Fully endorsed by the Cornell Board of Trustees, the campaign goals align with the university's strategic plan, which was developed by Provost Kent Fuchs and deans across the university. Cornell will seek the resources needed to implement key priorities. Hiring new faculty, increasing faculty diversity and nurturing current professors are top priorities, especially as senior members of the faculty near retirement. Creating graduate fellowships and scholarships for professional school students and increasing funds available for undergraduate scholarships are also among the campaign's priorities. All of Cornell's colleges, schools and units, including Weill Cornell, have set target goals in this second phase of the campaign. In addition, funds raised will be used to bolster public engagement.
And, with the unanimous vote of the board of trustees in support of Cornell's proposal for a new campus in New York City and its inclusion as a fundraising priority, Skorton summed it up in two words: "excellence" and "commitment." He added that the new campus will bring excellence in innovation and entrepreneurship to New York City, and Cornell is committed to the future of New York City.
"Despite the recent recession and a difficult economy, Cornell's alumni, parents and friends have given a record-breaking $3.3 billion since the campaign launched in 2006," said Charlie Phlegar, vice president for alumni affairs and development. "'Cornell Now' will build on our success and make a significant impact on the university at a critical juncture. The generosity and commitment among Cornellians is tremendous, and we have every reason to move forward with renewed confidence."
"The pride that so many of us feel about being Cornellians," Skorton said after laying out the campaign's goals, "no matter what our major or college or the path we've followed since earning our degrees; the sense that we are part of a great and noble enterprise, where ideas matter and where human society can be improved and individual lives transformed, that's Cornell's magic and it continues to ground us and inspire us and motivate us to become the university we aspire to be and we can be and we must be and we will be."

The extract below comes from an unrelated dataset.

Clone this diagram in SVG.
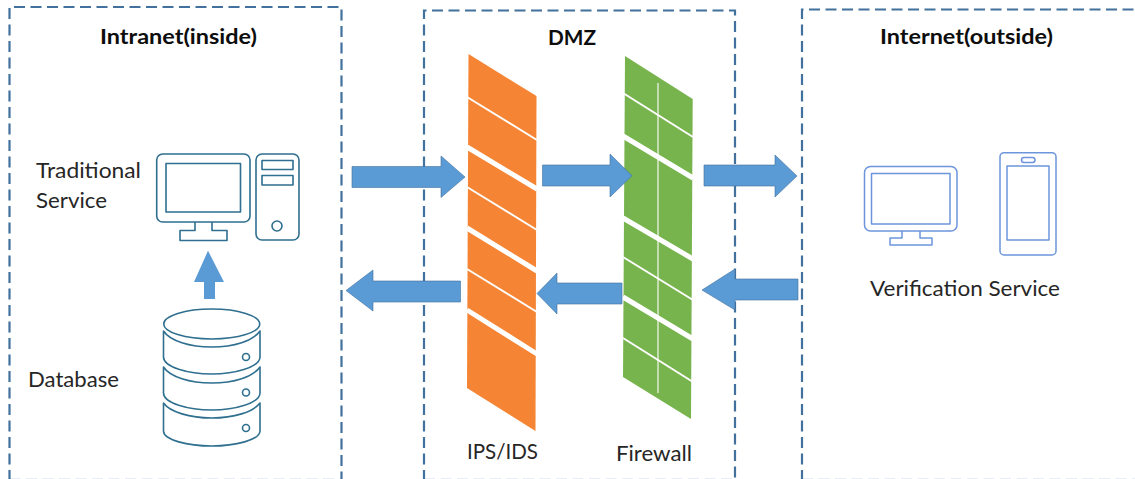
<svg xmlns="http://www.w3.org/2000/svg" width="1135" height="479" viewBox="0 0 1135 479">
<style>
text{font-family:"Lato","Open Sans","Liberation Sans",sans-serif;font-size:21px;fill:#262626}
.h{font-weight:700;fill:#0d0d0d}
.zone{fill:none;stroke:#41719C;stroke-width:2.200;stroke-dasharray:11 5.500}
.foot{fill:none;stroke:#41719C;stroke-width:1;stroke-dasharray:11 5.500;opacity:.12}
.ic{fill:none;stroke:#2F6F8F;stroke-width:1.600;stroke-linejoin:round}
.ic2{fill:none;stroke:#6C95DB;stroke-width:1.500;stroke-linejoin:round}
.ar{fill:#5B9BD5;stroke:#41719C;stroke-width:.6}
.up{fill:#5B9BD5}
.t{stroke:#fff;stroke-width:2;fill:none}
.k{stroke:#fff;stroke-width:5;fill:none}
</style>
<rect width="1135" height="479" fill="#fff"/>
<g id="zone-intranet">
<path class="zone" d="M9.500 481V7H341.500V481"/>
<path class="foot" d="M9.500 478.500H341.500"/>
<text class="h" x="100" y="44" textLength="157" lengthAdjust="spacingAndGlyphs">Intranet(inside)</text>
</g>
<g id="zone-dmz">
<path class="zone" d="M424 481V10.500H735V481"/>
<path class="foot" d="M424 478.500H735"/>
<text class="h" x="548" y="45" textLength="48" lengthAdjust="spacingAndGlyphs">DMZ</text>
</g>
<g id="zone-internet">
<path class="zone" d="M802 481V9.500H1137"/>
<path class="foot" d="M802 478.500H1135"/>
<text class="h" x="880" y="44" textLength="173" lengthAdjust="spacingAndGlyphs">Internet(outside)</text>
</g>
<g id="ips-ids">
<path d="M468.500 54L536.500 96L535.500 431L467 388Z" fill="#F58534"/>
<path class="t" d="M467 97L537 140M467 187L537 230M467 269L537 312"/>
<path class="k" d="M467 147L537 189M467 228L537 271M467 310L537 354"/>
<text x="467" y="459" textLength="71" lengthAdjust="spacingAndGlyphs">IPS/IDS</text>
</g>
<g id="firewall">
<path d="M625 56L692.700 99L691 419L623 377Z" fill="#77B44D"/>
<path d="M658 83V393" stroke="#C4DDB0" stroke-width="2"/>
<path class="t" d="M623 93L693 137M623 257L693 300M623 338L693 382"/>
<path class="k" d="M623 136L693 178M623 218L693 259M623 297L693 339"/>
<text x="616" y="461" textLength="76" lengthAdjust="spacingAndGlyphs">Firewall</text>
</g>
<g id="traditional-service">
<text x="36" y="178" textLength="105" lengthAdjust="spacingAndGlyphs">Traditional</text>
<text x="36" y="208" textLength="71" lengthAdjust="spacingAndGlyphs">Service</text>
<rect class="ic" x="156.700" y="154" width="93.300" height="68" rx="6"/>
<rect class="ic" x="166" y="163.500" width="74.500" height="48.500"/>
<path class="ic" d="M195 222V230.500H180V240.500H227V230.500H212V222"/>
<rect class="ic" x="256" y="154" width="43" height="86" rx="6"/>
<rect class="ic" x="262" y="160.500" width="31" height="9"/>
<rect class="ic" x="262" y="175.500" width="31" height="9.500"/>
<circle class="ic" cx="277" cy="226" r="5"/>
</g>
<g id="database">
<text x="28" y="387" textLength="91" lengthAdjust="spacingAndGlyphs">Database</text>
<ellipse class="ic" cx="211.700" cy="324" rx="48" ry="15"/>
<path class="ic" d="M163.500 331C170 341 190 347 211.700 347C234 347 253 341 260 331V357C260 367 235 374 211.700 374C188 374 163.500 367 163.500 357Z"/>
<path class="ic" d="M163.500 367C170 377 190 383 211.700 383C234 383 253 377 260 367V393C260 403 235 410 211.700 410C188 410 163.500 403 163.500 393Z"/>
<path class="ic" d="M163.500 403C170 412 190 418 211.700 418C234 418 253 412 260 403V431C260 440 235 446 211.700 446C188 446 163.500 440 163.500 431Z"/>
<circle class="ic" cx="246" cy="357" r="3.500"/>
<circle class="ic" cx="246" cy="392.500" r="3.500"/>
<circle class="ic" cx="246" cy="428" r="3.500"/>
</g>
<g id="verification-service">
<rect class="ic2" x="864.500" y="166.500" width="92.500" height="64.500" rx="6"/>
<rect class="ic2" x="871.500" y="173.500" width="78.500" height="50.500"/>
<path class="ic2" d="M902 231V238H890V245H932V238H920V231"/>
<rect class="ic2" x="1000" y="152.700" width="56" height="102.300" rx="4"/>
<rect class="ic2" x="1007" y="166" width="42" height="74"/>
<rect class="ic2" x="1021.500" y="157.500" width="13.500" height="5" rx="2.500"/>
<text x="870" y="296" textLength="190" lengthAdjust="spacingAndGlyphs">Verification Service</text>
</g>
<g id="connectors">
<path class="up" d="M208 250.700L224 282H215V299H204V282H194Z"/>
<path class="ar" d="M352 166.500H441V156L465 177L441 197.500V187.500H352Z"/>
<path class="ar" d="M542.500 165H610V154L632 175.700L610 197V186H542.500Z"/>
<path class="ar" d="M704 165H775V155L797 176L775 197V186H704Z"/>
<path class="ar" d="M798 279H735V269L702 290L735 310V300H798Z"/>
<path class="ar" d="M622 283H557V273L537 293.500L557 314V304H622Z"/>
<path class="ar" d="M460.500 281H373V270L346 290.500L373 311V302H460.500Z"/>
</g>
</svg>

• Create faculty for the future -- $70 million for faculty renewal and diversity;
• Enhance access -- $157 million for undergraduate scholarships; $25 million for international undergraduate students; $100 million for graduate fellowships and professional school scholarships;
• Advance critical areas of the university to achieve academic leadership -- $100 million for humanities and the fine arts; $76 million for business and management sciences; $40 million for sustainable development, energy and the environment; $35 million for economics; $30 million for life sciences; $10 million for social sciences;
• Catalyze connections across colleges -- $5 million for Ithaca-Weill joint programs; additional goals established within Ithaca's colleges, schools and units;
• Develop a culture of excellence in education -- $56 million for excellence in education funds;
• Strengthen Cornell's people, programs and facilities -- $30 million yearly in unrestricted gifts to the Cornell Annual Fund;
• Reflect global diversity -- $10 million for international programs; and
• Improve lives, find solutions -- $20 million for service-learning programs and public engagement.